Ad Explore introduces an interactive overlay that sits in the top right of the video player screen and which viewers can ignore or expand at their discretion. If you expand this bar there is a choice of additional videos. In the current M&S campaign, there is a 2 minute 30 second film on how to prepare your turkey, a 3:11 tutorial on how to carve your turkey and a 1:30 film with Chris Murphy, M&S’s wine expert, explaining Louis Chaurey champagne. If you want even more information, you can link to the M&S website.

This complementary content has real value at Christmas and is one of the best examples of how interactive TV advertising can be used. If you are interested enough you could spend nearly seven minutes with the brand watching original content alone, before returning to the main video advertisement where you began. It looks as if ITV takes account of your interaction time; the final two pre-roll advertisements after our interactive extravaganza measured five seconds each.

Jon Block, Controller of Commercial Digital Products at ITV, who is leading the effort to produce new and compelling formats, is pleased with the impact of Ad Explore so far. He told the Future TV Advertising Forum recently that trial results from the first half of the year, based on five advertisers including M&S, Burtons Biscuits and ebay, resulted in an average of eight interactions per 100 impressions. The most popular call to action is to watch more video. “We believe that is because you are watching video anyway, so you are open to watching some more.”

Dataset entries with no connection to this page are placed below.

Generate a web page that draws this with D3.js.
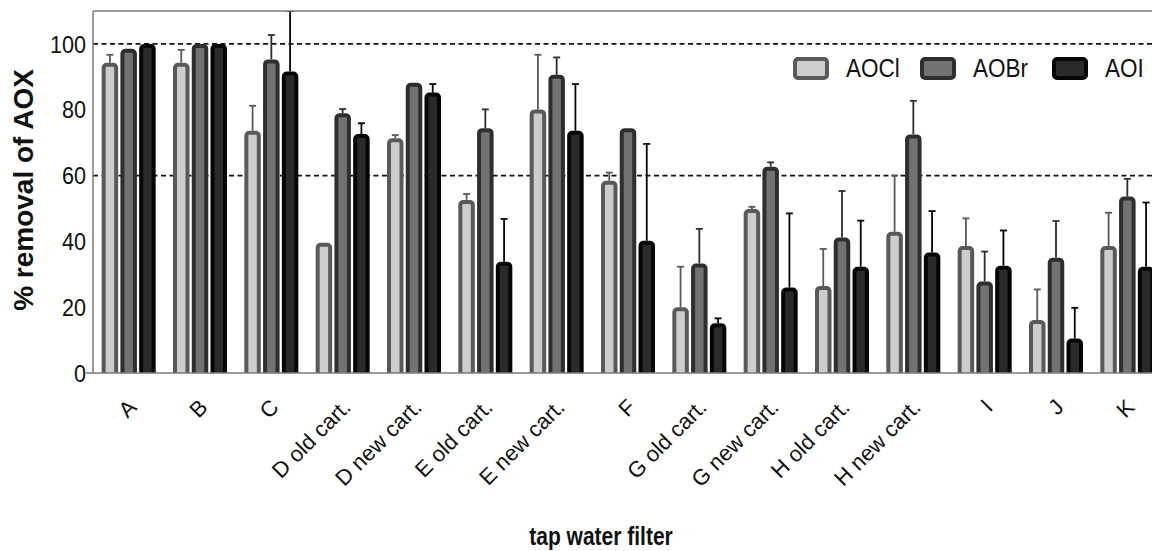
<!DOCTYPE html>
<html>
<head>
<meta charset="utf-8">
<script src="https://cdn.jsdelivr.net/npm/d3@7"></script>
<style>
  html, body { margin: 0; padding: 0; background: #fff; }
  #wrap { position: relative; width: 1152px; height: 551px; overflow: hidden; }
  svg { display: block; font-family: 'Liberation Sans', Arial, sans-serif; }
  .xlab {
    position: absolute; width: 200px; height: 22px; line-height: 22px;
    font: 22px 'Liberation Sans', Arial, sans-serif; color: #111;
    text-align: right; white-space: nowrap;
    transform-origin: 200px 18.6px; transform: rotate(-45deg);
  }
</style>
</head>
<body>
<div id="wrap"><svg id="chart" width="1152" height="551"></svg></div>
<script>
'use strict';

var filters = ['A', 'B', 'C', 'D old cart.', 'D new cart.', 'E old cart.', 'E new cart.', 'F',
  'G old cart.', 'G new cart.', 'H old cart.', 'H new cart.', 'I', 'J', 'K'];
var seriesNames = ['AOCl', 'AOBr', 'AOI'];

// mean removal (%)
var aocl = [94.3, 94.3, 73.6, 39.6, 71.3, 52.6, 80.1, 58.4, 20.0, 49.8, 26.4, 42.9, 38.6, 16.1, 38.6];
var aobr = [98.5, 100, 95.3, 78.9, 88.2, 74.4, 90.6, 74.4, 33.3, 62.7, 41.2, 72.5, 27.8, 35.0, 53.6];
var aoi = [100, 100, 91.6, 72.6, 85.2, 33.8, 73.6, 40.2, 15.1, 26.0, 32.3, 36.6, 32.6, 10.5, 32.3];

// standard deviation (upper whisker only)
var aoclErr = [2.4, 3.9, 7.6, 0, 1.0, 1.8, 16.6, 2.5, 12.3, 0.7, 11.3, 17.1, 8.4, 9.3, 10.1];
var aobrErr = [0, 0, 7.4, 1.3, 0, 5.7, 5.3, 0, 10.5, 1.3, 14.1, 10.2, 9.1, 11.2, 5.4];
var aoiErr = [0, 0, 18.4, 3.3, 2.6, 13.0, 14.2, 29.4, 1.5, 22.5, 14.0, 12.6, 10.7, 9.3, 19.5];

var yTicks = [0, 20, 40, 60, 80, 100];
var refLines = [60, 100];

var fills = { AOCl: '#cdcdcd', AOBr: '#727272', AOI: '#2a2a2a' };
var strokes = { AOCl: '#595959', AOBr: '#2e2e2e', AOI: '#050505' };

var values = { AOCl: aocl, AOBr: aobr, AOI: aoi };
var errors = { AOCl: aoclErr, AOBr: aobrErr, AOI: aoiErr };

var W = 1152;
var m = { left: 93, top: 11, right: 1163, bottom: 373 };

var svg = d3.select('#chart');

var x0 = d3.scaleBand().domain(filters).range([m.left, m.right]).paddingInner(0.18).paddingOuter(0.09);
var x1 = d3.scaleBand().domain(seriesNames).range([0, x0.bandwidth()]).padding(0.12);
var y = d3.scaleLinear().domain([0, 110]).range([m.bottom, m.top]);

// squeeze horizontal text a bit, the source figure is slightly narrow
function squish(sel, k) {
  sel.each(function () {
    var len = this.getComputedTextLength();
    d3.select(this).attr('textLength', len * k).attr('lengthAdjust', 'spacingAndGlyphs');
  });
}

svg.append('clipPath').attr('id', 'plotclip')
  .append('rect').attr('x', m.left).attr('y', m.top).attr('width', W - m.left).attr('height', m.bottom - m.top);

var plot = svg.append('g').attr('clip-path', 'url(#plotclip)');

// dashed reference lines
plot.selectAll('line.ref').data(refLines).enter().append('line')
  .attr('class', 'ref')
  .attr('x1', m.left).attr('x2', W)
  .attr('y1', function (d) { return y(d); }).attr('y2', function (d) { return y(d); })
  .style('stroke', '#111').style('stroke-width', 1.8).style('stroke-dasharray', '5,3.5');

var rows = [];
filters.forEach(function (f, i) {
  seriesNames.forEach(function (s) {
    rows.push({ filter: f, series: s, value: values[s][i], err: errors[s][i] });
  });
});

function cx(d) { return x0(d.filter) + x1(d.series) + x1.bandwidth() / 2; }

// error whiskers (behind bars)
var eb = plot.selectAll('g.err').data(rows.filter(function (d) { return d.err > 0; })).enter().append('g')
  .attr('class', 'err')
  .style('stroke', function (d) { return strokes[d.series]; })
  .style('stroke-width', 1.8);
eb.append('line')
  .attr('x1', cx).attr('x2', cx)
  .attr('y1', function (d) { return y(d.value); })
  .attr('y2', function (d) { return y(d.value + d.err); });
eb.append('line')
  .attr('x1', function (d) { return cx(d) - 3.5; })
  .attr('x2', function (d) { return cx(d) + 3.5; })
  .attr('y1', function (d) { return y(d.value + d.err); })
  .attr('y2', function (d) { return y(d.value + d.err); });

// bars
plot.selectAll('rect.bar').data(rows).enter().append('rect')
  .attr('class', 'bar')
  .attr('x', function (d) { return x0(d.filter) + x1(d.series) + 2; })
  .attr('width', x1.bandwidth() - 4)
  .attr('y', function (d) { return y(d.value) + 2; })
  .attr('height', function (d) { return y(0) - y(d.value) + 2; })
  .attr('rx', 3).attr('ry', 3)
  .style('fill', function (d) { return fills[d.series]; })
  .style('stroke', function (d) { return strokes[d.series]; })
  .style('stroke-width', 4);

// frame: top border, left axis, bottom axis
svg.append('line').attr('x1', m.left).attr('x2', W).attr('y1', m.top).attr('y2', m.top)
  .style('stroke', '#7a7a7a').style('stroke-width', 1.5);
svg.append('line').attr('x1', m.left).attr('x2', m.left).attr('y1', m.top).attr('y2', m.bottom)
  .style('stroke', '#7a7a7a').style('stroke-width', 1.5);
svg.append('line').attr('x1', m.left - 7).attr('x2', W).attr('y1', m.bottom).attr('y2', m.bottom)
  .style('stroke', '#7a7a7a').style('stroke-width', 1.5);

// y tick labels
var yl = svg.append('g').selectAll('text').data(yTicks).enter().append('text')
  .attr('x', m.left - 7)
  .attr('y', function (d) { return y(d); })
  .attr('dy', '0.36em')
  .attr('text-anchor', 'end')
  .style('font-size', '24px').style('fill', '#111')
  .text(function (d) { return d; });
squish(yl, 0.9);

// x tick labels, slanted 45 degrees; right end of each label sits under its group
d3.select('#wrap').selectAll('div.xlab').data(filters).enter().append('div')
  .attr('class', 'xlab')
  .style('left', function (d) { return (x0(d) + x0.bandwidth() / 2 + 8 - 200) + 'px'; })
  .style('top', (m.bottom + 35 - 18.6) + 'px')
  .text(function (d) { return d; });

// axis titles
svg.append('text')
  .attr('transform', 'translate(33,190) rotate(-90)')
  .attr('text-anchor', 'middle')
  .style('font-size', '28px').style('font-weight', 'bold').style('fill', '#111')
  .text('% removal of AOX');

var xt = svg.append('text')
  .attr('x', 601).attr('y', 545)
  .attr('text-anchor', 'middle')
  .style('font-size', '25px').style('font-weight', 'bold').style('fill', '#111')
  .text('tap water filter');
squish(xt, 0.84);

// legend
var legendX = [793, 920, 1052];
var lg = svg.append('g').selectAll('g').data(seriesNames).enter().append('g')
  .attr('transform', function (d, i) { return 'translate(' + legendX[i] + ',57)'; });
lg.append('rect')
  .attr('x', 2).attr('y', 2).attr('width', 32).attr('height', 19).attr('rx', 3)
  .style('fill', function (d) { return fills[d]; })
  .style('stroke', function (d) { return strokes[d]; })
  .style('stroke-width', 4);
var lt = lg.append('text')
  .attr('x', 53).attr('y', 20)
  .style('font-size', '25px').style('fill', '#111')
  .text(function (d) { return d; });
squish(lt, 0.9);
</script>
</body>
</html>
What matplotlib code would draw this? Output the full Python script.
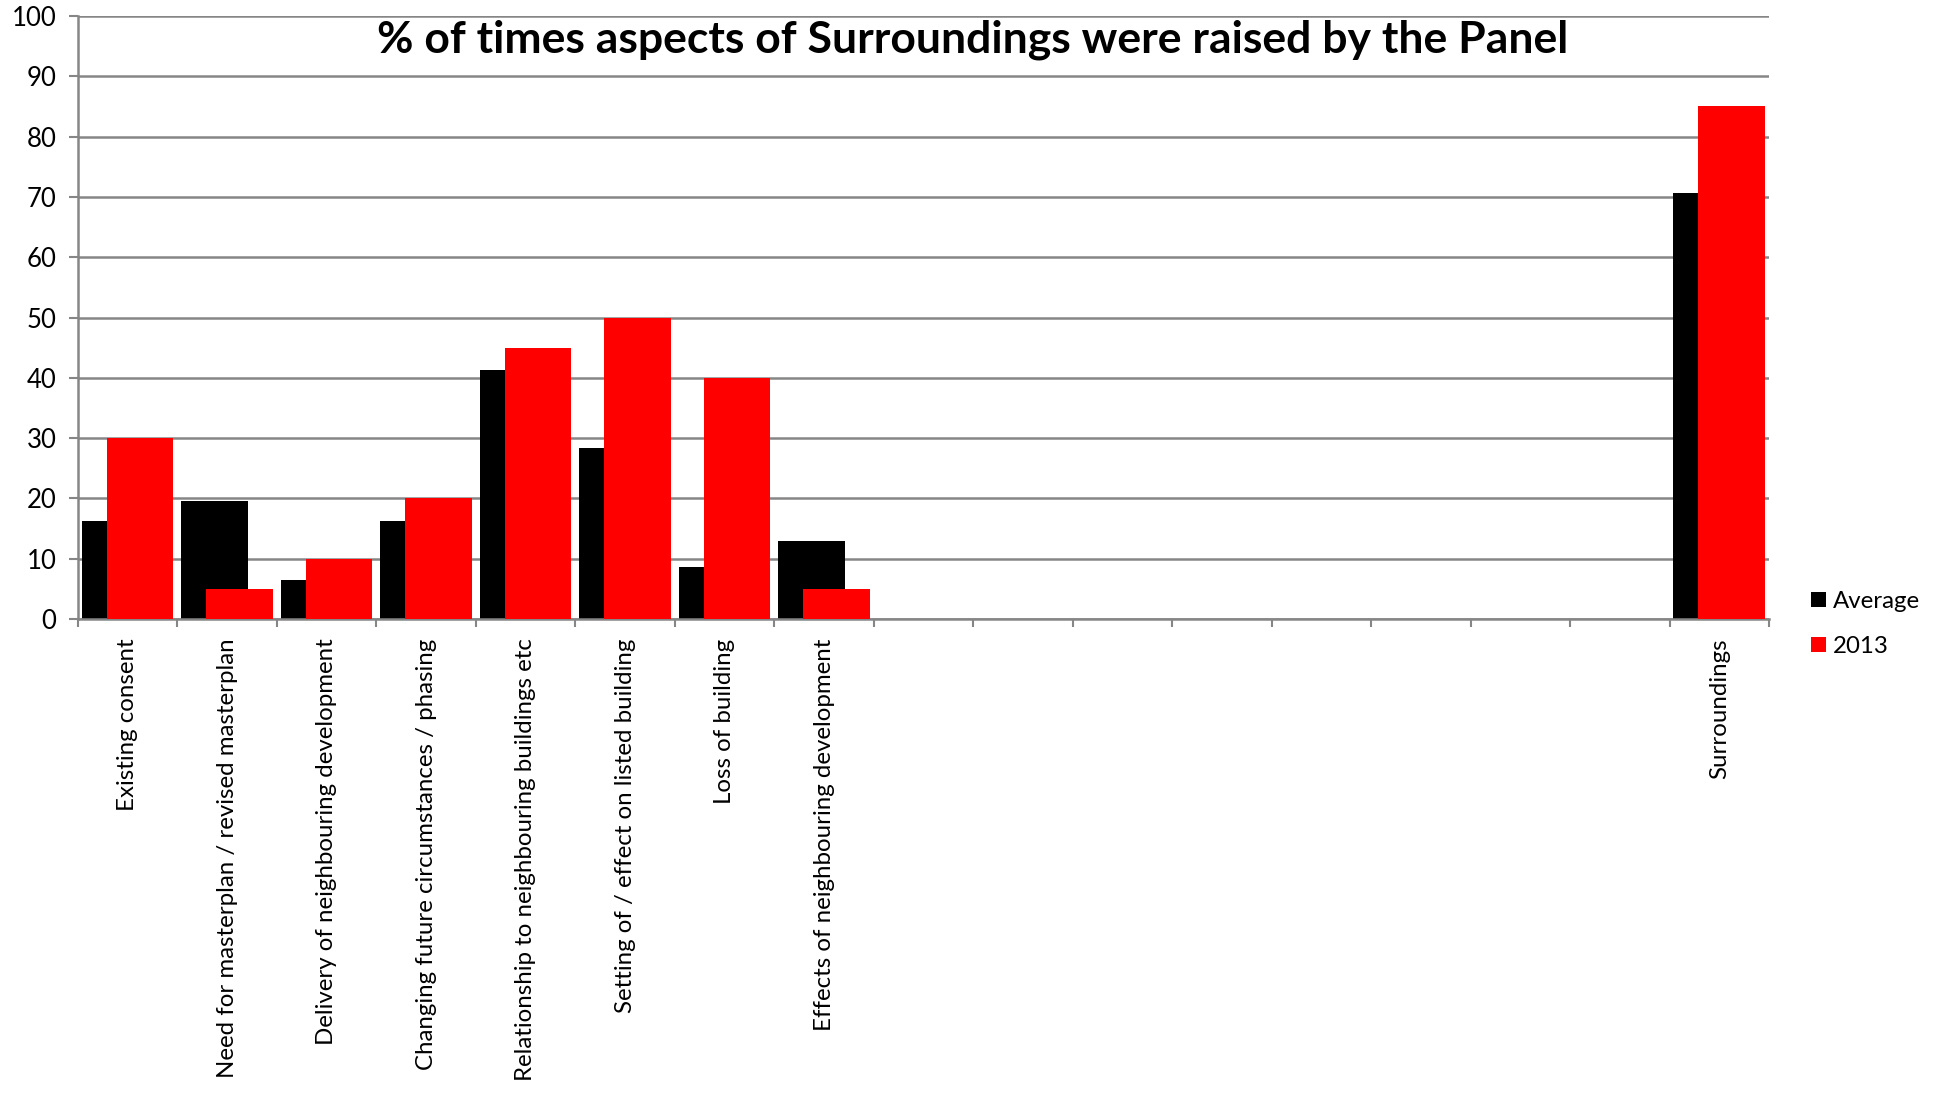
import numpy as np
import matplotlib.pyplot as plt

plt.rcParams['font.family'] = ['Lato', 'DejaVu Sans']

# categories (empty slots are kept as blank labels, like in the original sheet)
categories = [
    "Existing consent",
    "Need for masterplan / revised masterplan",
    "Delivery of neighbouring development",
    "Changing future circumstances / phasing",
    "Relationship to neighbouring buildings etc",
    "Setting of / effect on listed building",
    "Loss of building",
    "Effects of neighbouring development",
    "", "", "", "", "", "", "", "",
    "Surroundings",
]
nan = np.nan
average = [16.3, 19.6, 6.5, 16.3, 41.3, 28.3, 8.7, 13.0,
           nan, nan, nan, nan, nan, nan, nan, nan, 70.7]
y2013 = [30, 5, 10, 20, 45, 50, 40, 5,
         nan, nan, nan, nan, nan, nan, nan, nan, 85]

grid_col = '#868686'

fig = plt.figure(figsize=(19.45, 10.96), dpi=100)
ax = fig.add_axes([0.0401, 0.4352, 0.8694, 0.5502])

x = np.arange(len(categories))
w = 0.67
ax.bar(x - 0.125, average, width=w, color='black', label='Average', zorder=2)
ax.bar(x + 0.125, y2013, width=w, color='#FF0000', label='2013', zorder=3)

ax.set_xlim(-0.5, len(categories) - 0.5)
ax.set_ylim(0, 100)
ax.set_yticks(np.arange(0, 101, 10))
ax.yaxis.grid(True, color=grid_col, linewidth=1.8, zorder=0)
ax.set_axisbelow(True)

ax.set_xticks(x)
ax.set_xticklabels(categories, rotation=90, va='top', ha='center', fontsize=17.3)
ax.set_xticks(np.arange(-0.5, len(categories)), minor=True)
ax.tick_params(axis='x', which='major', length=0, pad=14)
ax.tick_params(axis='x', which='minor', length=6, width=1.5, color=grid_col, direction='out')
ax.tick_params(axis='y', length=6.5, width=1.5, color=grid_col, pad=9, labelsize=18.5)

for s in ['top', 'right']:
    ax.spines[s].set_visible(False)
for s in ['left', 'bottom']:
    ax.spines[s].set_color(grid_col)
    ax.spines[s].set_linewidth(1.8)

fig.text(0.5, 0.964, "% of times aspects of Surroundings were raised by the Panel",
         ha='center', va='center', fontsize=32, fontweight='bold')

fig.legend(loc='center left', bbox_to_anchor=(0.925, 0.431), frameon=False,
           fontsize=17.3, handlelength=0.6, handleheight=0.6, handletextpad=0.3,
           labelspacing=1.0, borderpad=0)

fig.savefig('out.png', dpi=100)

He showed an Ad Explore advertisement for the new movie The Hobbit with three calls to action: pre-book tickets, download the app or play the full cinematic trailer. “This format is about getting people much more engaged with the advertiser’s content while keeping them in the ITV player environment with familiar icons and buttons,” Block explained. “We are holding viewers’ hands while we introduce them to the fact that if they are interested in the advertising content they can explore it more during the ad break itself.”

Another new format, currently in private trials but due for a public trial next year, will enable viewers to bookmark interactive content to watch later. This feature is called ‘Ad Save’ and acknowledges that it is not always the right moment to spend five minutes pre-booking tickets or watching some extra content, however interesting it is to you.

The private focus groups have been shown the ‘Save for later’ button that will appear in a new menu bar that is now being added to ITV Player at the bottom of the screen. So if someone is interested in Maybelline make up tutorials they can save these and easily return to them on Saturday evening. The principle is  interaction without interruption, Block told the audience of broadcasters, Pay TV operators and advertising executives.

He then provoked laughter with the sheer cheek of ITV’s new ‘Ad Player’ format, which gives viewers the chance to skip a commercial but only if they first answer a multiple choice question about the brand correctly.  “This is a quirky format and some people will get this straightaway and some will hate it,” he told the London audience.

“We wanted a format that works in front of short-form video that could be just a minute long and where you cannot use 30 second advertisements. We wanted to create a format that is skippable but which crucially gives something back to the advertiser when someone chooses to skip.”

He showed an example from the ITV trials where viewers were offered the chance to skip a Coca Cola commercial if they correctly said when the drink maker started sponsoring the Olympics. If someone chooses the wrong multiple choice option they are told they are wrong and have to watch the advertisement to the end. If they see the commercial again and answer correctly, their reward is to skip straight to the show they want to see.

“You are actively engaging the user but rewarding them for brand knowledge so it is quite a positive format. In our private research the answer to the question was included in the VOD creative and we found that after four exposures people got the Ad Play question correct 96% of the time,” Block revealed. “Four weeks later they still remembered, so this really helps to drives home the advertising messages. Memory retention is very high because people have actively engaged with the brand and learned the answer to the question.”

ITV is aware of the danger that ad skipping can reflect negatively on brands, something he thinks is true of the TrueView format (where YouTube lets you skip after watching five seconds). “There, the only interaction you have with the advertising is to say ‘I hate this, get it out of my face’, but Ad Player rewards people for brand knowledge, so is positive. People said it makes the ads more enjoyable and it helped prevent ‘wear out’ if you are serving someone the same advertisement lots of times.”